"Folk Devils": The Spectre of the Evil Other Rises Again

This is an important article, making a very important point, that appeared in the Guardian today. As Maleiha Malik, a Muslim feminist, shows, the on-going demonization of Muslims – even under the cloak of targeted criticism of "extremists" and praise for "good" Muslims – is following a well-marked path that history shows can lead to horrible consequences. It's worth reading in full, and excerpting at length.
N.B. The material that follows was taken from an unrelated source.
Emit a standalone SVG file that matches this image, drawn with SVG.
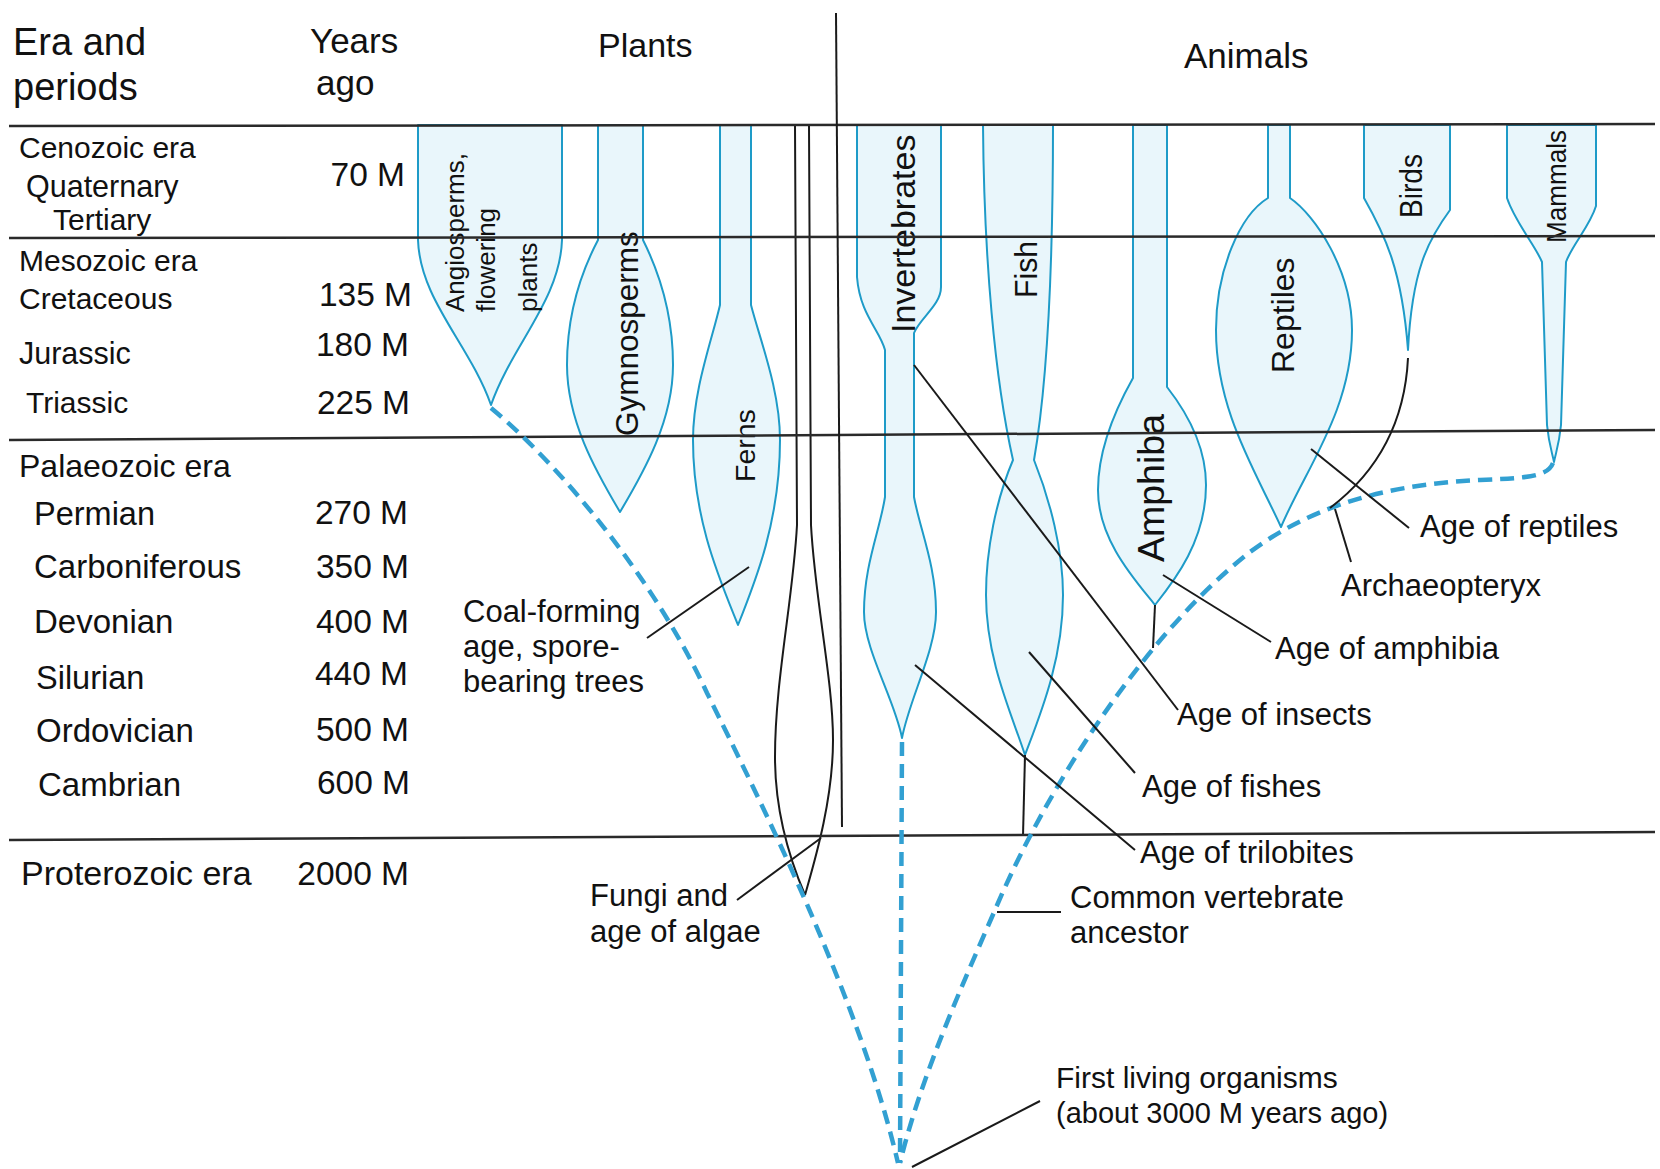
<svg xmlns="http://www.w3.org/2000/svg" width="1660" height="1169" viewBox="0 0 1660 1169">
<style>
.t{font-family:"Liberation Sans",Arial,sans-serif;fill:#111111}
.sh{fill:#e9f6fb;stroke:#1e9bc8;stroke-width:2;stroke-linejoin:round}
.hl{stroke:#2a2a2a;stroke-width:2.5;fill:none}
.ln{stroke:#1a1a1a;stroke-width:2;fill:none}
.ds{stroke:#32a0d2;stroke-width:4.5;fill:none;stroke-dasharray:14 8}
.n{text-anchor:end}
</style>
<rect x="0" y="0" width="1660" height="1169" fill="#ffffff"/>

<g id="headers">
<text class="t" x="13" y="55" font-size="38">Era and</text>
<text class="t" x="13" y="100" font-size="38">periods</text>
<text class="t" x="310" y="53" font-size="35">Years</text>
<text class="t" x="316" y="95" font-size="35">ago</text>
<text class="t" x="598" y="57" font-size="34">Plants</text>
<text class="t" x="1184" y="68" font-size="35">Animals</text>
</g>

<g id="eras">
<text class="t" x="19" y="158" font-size="30">Cenozoic era</text>
<text class="t" x="26" y="197" font-size="30.5">Quaternary</text>
<text class="t" x="53" y="230" font-size="30">Tertiary</text>
<text class="t" x="19" y="271" font-size="30">Mesozoic era</text>
<text class="t" x="19" y="309" font-size="30">Cretaceous</text>
<text class="t" x="19" y="364" font-size="30.5">Jurassic</text>
<text class="t" x="26" y="413" font-size="30">Triassic</text>
<text class="t" x="19" y="477" font-size="32">Palaeozoic era</text>
<text class="t" x="34" y="525" font-size="32.5">Permian</text>
<text class="t" x="34" y="578" font-size="33">Carboniferous</text>
<text class="t" x="34" y="633" font-size="33">Devonian</text>
<text class="t" x="36" y="689" font-size="32.5">Silurian</text>
<text class="t" x="36" y="742" font-size="33">Ordovician</text>
<text class="t" x="38" y="796" font-size="33">Cambrian</text>
<text class="t" x="21" y="885" font-size="34">Proterozoic era</text>
</g>

<g id="years" font-size="33.5">
<text class="t n" x="405" y="186">70 M</text>
<text class="t n" x="412" y="306">135 M</text>
<text class="t n" x="409" y="356">180 M</text>
<text class="t n" x="410" y="414">225 M</text>
<text class="t n" x="408" y="524">270 M</text>
<text class="t n" x="409" y="578">350 M</text>
<text class="t n" x="409" y="633">400 M</text>
<text class="t n" x="408" y="685">440 M</text>
<text class="t n" x="409" y="741">500 M</text>
<text class="t n" x="410" y="794">600 M</text>
<text class="t n" x="409" y="885">2000 M</text>
</g>

<g id="node-angiosperms">
<path class="sh" d="M418,125 L418,240 C420,300 470,345 491,405 C512,345 560,300 562,240 L562,125 Z"/>
<text class="t" font-size="26" transform="translate(464,312) rotate(-90)">Angiosperms,</text>
<text class="t" font-size="26" transform="translate(495,312) rotate(-90)">flowering</text>
<text class="t" font-size="26" transform="translate(537,312) rotate(-90)">plants</text>
</g>

<g id="node-gymnosperms">
<path class="sh" d="M598,125 L598,240 C577,280 567,320 567,365 C567,420 595,470 620,512 C645,470 673,420 673,365 C673,320 663,280 643,240 L643,125 Z"/>
<text class="t" font-size="31.5" transform="translate(638,436) rotate(-90)">Gymnosperms</text>
</g>

<g id="node-ferns">
<path class="sh" d="M720,125 L720,305 C712,340 693,390 693,440 C693,520 720,580 738,625 C756,580 780,520 780,440 C780,390 760,340 751,305 L751,125 Z"/>
<text class="t" font-size="28.5" transform="translate(755,482) rotate(-90)">Ferns</text>
</g>

<g id="node-fungi-algae">
<path class="ln" d="M795,125 L797,525 C793,600 775,680 775,757 C775,810 790,860 805,895"/>
<path class="ln" d="M809,125 L811,525 C815,600 833,680 833,740 C833,800 815,860 805,895"/>
</g>

<g id="node-invertebrates">
<path class="sh" d="M857,125 L857,277 C860,315 880,330 885,350 L885,497 C880,530 864,565 864,612 C864,650 895,700 902,738 C909,700 936,650 936,612 C936,565 920,530 914,497 L914,333 C920,318 941,305 941,287 L941,125 Z"/>
<text class="t" font-size="34" transform="translate(915,333) rotate(-90)">Invertebrates</text>
</g>

<g id="node-fish">
<path class="sh" d="M983,125 C984,260 995,380 1013,460 C996,500 986,550 986,595 C986,660 1012,715 1025,755 C1040,715 1063,660 1063,595 C1063,550 1050,500 1034,460 C1048,380 1053,260 1053,125 Z"/>
<path class="ln" d="M1025,755 L1023,836"/>
<text class="t" font-size="31" textLength="57" lengthAdjust="spacingAndGlyphs" transform="translate(1037,298) rotate(-90)">Fish</text>
</g>

<g id="node-amphibia">
<path class="sh" d="M1133,125 L1133,378 C1115,410 1098,450 1098,490 C1098,540 1135,580 1155,605 C1175,580 1206,540 1206,485 C1206,445 1185,410 1167,387 L1167,125 Z"/>
<path class="ln" d="M1155,605 L1153,648"/>
<text class="t" font-size="36" textLength="148" lengthAdjust="spacingAndGlyphs" transform="translate(1164,562) rotate(-90)">Amphiba</text>
</g>

<g id="node-reptiles">
<path class="sh" d="M1268,125 L1268,198 C1240,215 1216,270 1216,330 C1216,410 1255,470 1281,527 C1305,470 1352,410 1352,330 C1352,270 1315,215 1290,198 L1290,125 Z"/>
<text class="t" font-size="32" transform="translate(1294,373) rotate(-90)">Reptiles</text>
</g>

<g id="node-birds">
<path class="sh" d="M1364,125 L1364,198 C1385,235 1402,270 1408,350 C1412,270 1428,240 1450,210 L1450,125 Z"/>
<text class="t" font-size="32" textLength="64" lengthAdjust="spacingAndGlyphs" transform="translate(1422,218) rotate(-90)">Birds</text>
</g>

<g id="node-mammals">
<path class="sh" d="M1507,125 L1507,198 C1515,222 1535,245 1542,262 L1547,425 C1549,445 1552,452 1554,462 C1556,452 1559,445 1561,425 L1566,262 C1572,245 1590,226 1596,206 L1596,125 Z"/>
<text class="t" font-size="27" textLength="113" lengthAdjust="spacingAndGlyphs" transform="translate(1566,243) rotate(-90)">Mammals</text>
</g>

<g id="grid">
<path class="hl" d="M9,126 L1655,124"/>
<path class="hl" d="M9,238 L1655,236"/>
<path class="hl" d="M9,440 L1655,430"/>
<path class="hl" d="M9,840 L1655,832"/>
<path class="ln" d="M836,13 L842,827"/>
</g>

<g id="connectors">
<path class="ds" d="M491,408 C560,465 655,580 707,693 C760,800 860,1000 898,1163"/>
<path class="ds" d="M902,742 L900,1163"/>
<path class="ds" d="M1553,463 C1548,476 1530,478 1480,480 C1400,484 1320,500 1250,552 C1150,630 1050,780 995,910 C960,990 920,1080 900,1163"/>
<path class="ln" d="M1408,358 C1405,420 1380,470 1330,508"/>
<path class="ln" d="M749,567 L647,638"/>
<path class="ln" d="M821,838 L737,900"/>
<path class="ln" d="M997,912 L1061,912"/>
<path class="ln" d="M912,1167 L1040,1101"/>
<path class="ln" d="M1311,449 L1409,528"/>
<path class="ln" d="M1335,509 L1351,562"/>
<path class="ln" d="M1163,575 L1271,642"/>
<path class="ln" d="M914,365 L1178,710"/>
<path class="ln" d="M1029,652 L1135,773"/>
<path class="ln" d="M915,665 L1135,850"/>
</g>

<g id="labels" font-size="31">
<text class="t" x="463" y="622">Coal-forming</text>
<text class="t" x="463" y="657">age, spore-</text>
<text class="t" x="463" y="692">bearing trees</text>
<text class="t" x="590" y="906">Fungi and</text>
<text class="t" x="590" y="942">age of algae</text>
<text class="t" x="1070" y="908">Common vertebrate</text>
<text class="t" x="1070" y="943">ancestor</text>
<text class="t" x="1056" y="1088" font-size="30">First living organisms</text>
<text class="t" x="1056" y="1123" font-size="29">(about 3000 M years ago)</text>
<text class="t" x="1420" y="537">Age of reptiles</text>
<text class="t" x="1341" y="596">Archaeopteryx</text>
<text class="t" x="1275" y="659">Age of amphibia</text>
<text class="t" x="1177" y="725">Age of insects</text>
<text class="t" x="1142" y="797">Age of fishes</text>
<text class="t" x="1140" y="863">Age of trilobites</text>
</g>
</svg>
Muslims are now getting the same treatment Jews had a century ago (Guardian).
Excerpts: Migrants fleeing persecution and poverty settled with their children in the East End of London. As believers in one God they were devoted to their holy book, which contained strict religious laws, harsh penalties and gender inequality. Some of them established separate religious courts. The men wore dark clothes and had long beards; some women covered their hair. A royal commission warned of the grave dangers of self-segregation. Politicians said different religious dress was a sign of separation. Some migrants were members of extremist political groups. Others actively organised to overthrow the established western political order. Campaigners against the migrants carefully framed their arguments as objections to "alien extremists" and not to a race or religion. A British cabinet minister said we were facing a clash about civilisation: this was about values; a battle between progress and "arrested development".

All this happened a hundred years ago to Jewish migrants seeking asylum in Britain. The political movements with which they were closely associated were anarchism and later Bolshevism. As in the case of contemporary political violence, or even the radical Islamism supported by a minority of British Muslims, anarchism and Bolshevism only commanded minority support among the Jewish community. But shared countries of origin and a common ethnic and religious background were enough to create a racialised discourse whenever there were anarchist outrages in London in the early 20th century.

Most anarchists were peaceful, but a few resorted to violent attacks such as the bombing of Greenwich Observatory in 1894 - described at the time as an "international terrorist outrage". Anarchist violence was an international phenomenon. In Europe it claimed hundreds of lives, including those of several heads of government, and resulted in anti- terrorism laws. In the siege of Sidney Street in London in 1911, police and troops confronted east European Jewish anarchists. This violent confrontation in the heart of London created a racialised moral panic in which the whole Jewish community was stigmatised. It was claimed that London was "seething" with violent aliens, and the British establishment was said to be "in a state of denial". East End Jews were said to be "alienated", not "integrated", and a "threat to our security" a long time before anyone dreamed up the phrase "Londonistan".

Today the Middle East is the focus of a challenge to American political and economic hegemony, which is being presented as a "civilisational conflict with Islam". Nearly a century ago, the Russian revolution sent shockwaves through western states and financial markets. Anti-semites argued that Jewish involvement in revolutionary politics was part of a conspiracy by "the homeless wandering Jew" to replace European states with their "Hebrew nation". Winston Churchill, as secretary of state for war in 1920, wrote an article in the Illustrated Sunday Herald claiming there were three categories of Jews - good, bad and indifferent - and arguing that they were part of a "worldwide conspiracy for the overthrow of civilisation and for the reconstitution of society on the basis of arrested development"...

Both anti-semitism and anti-Muslim racism focus on belief in religious law to construct Jews and Muslims as a threat to the nation. Pnina Werbner, professor of social anthropology at Keele University, argues that Jews are predominantly racialised as an assimilated threat to national interests emerging at moments of crisis. Muslims are now being represented as a different kind of "folk devil" - a social group that is openly and aggressively trying to impose its religion on national culture. This partially explains the recent concerns about multiculturalism. "Anti-fundamentalist images provide racists with a legitimising discourse against Muslims," as Werbner puts it, which is used by "intellectual elites as well as 'real' violent racists".

The Jewish-Muslim comparison reveals another recurring pattern in recent British history: the rapid collapse of security fears associated with a religious minority into a racialised discourse of "civilisation versus barbarism". The American philosopher William Connolly predicted after September 11 that "the terrorism of al-Qaida, in turn, generates new fears and hostilities. The McCarthyism of our day will connect internal state security to an exclusionary version of the Judeo-Christian tradition".